Pitbulls are the current favorite demon dogs for the media to sensationalize and put all of this breed in a bad light.
I would rather have my Keera girl over any other thing.
She is a part of my family and will be so forever.
Thank you again,
I have a pit bull myself, his name is Bronson and he's the sweetest, biggest baby ever! I am also constantly telling people - it's okay he's friendly, he just wants to be pet! I am constantly defending the breed as well!!
So again, thank you for such a well written article about such a wonderful breed :)
I've dog-sat for two massive pit bulls now, and I must say that they were the most cuddly, loving, and loyal dogs I have taken care of. I've seen many at the dog park, and they are so well behaved! They are just strong and energetic like you mentioned, and little dogs can get a bit scared by some of them if the pit bulls are exerting an intense energy!

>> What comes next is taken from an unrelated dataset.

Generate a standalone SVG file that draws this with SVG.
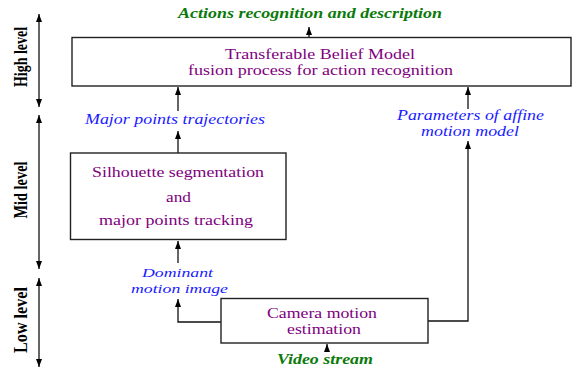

When you hear about Pit Bull attacks, you can nearly ALWAYS trace it back to the owners.If you don't know how to properly care for a pit bull - OR ANY breed for that matter - it can have behavioural issues.
In the 70s, dobermans were the "bad" dogs, In the 80s it was German shepherds, in the 90s it was rottweilers... Now, it's pit bulls. Such a shame. When will people start to blame the owners and not the breed?